If you want the simulation to automatically continue running after writing a checkpoint file, you have to put the keyword NOEXIT at the end of the CHECKPOINT_REALTIME command, like this: CHECKPOINT_REALTIME = 1:30 NOEXIT.

You will know that a checkpoint file has been created, because MCell will report something like this while it is running:

MCell: time = 1098, writing to checkpoint file chkpt (periodic).
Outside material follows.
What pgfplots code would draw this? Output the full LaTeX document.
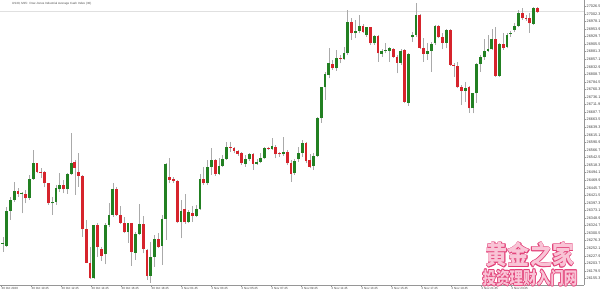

Checkpointing with SIGUSR1 and SIGUSR2

Sometimes, you need to end a simulation right now, but a lot of time can be wasted if you haven't checkpointed recently. To deal with this problem, pass the SIGUSR1 or SIGUSR2 flags to the kill command along with MCell's PID. If you use SIGUSR1, MCell will create a checkpoint and continue running. If you use SIGUSR2, MCell will create a checkpoint and end the simulation. You can use the top or ps commands to find MCell's PID. For example, if your MCell executable is called mcell, then type the following command while MCell is running:

ps -e | grep mcell

This will output something similar to this:

7984 pts/4    00:00:10 mcell

The first number listed, 7984, is the PID. Next, enter the following command (using your own PID in place of 7984):

kill -SIGUSR1 7984

This creates a checkpoint and keeps the simulation running. However, to create a checkpoint and kill the simulation, you would enter the following command:

kill -SIGUSR2 7984

You will know that these worked if MCell reports something like this:

MCell: time = 1282, writing to checkpoint file chkpt (user signal detected).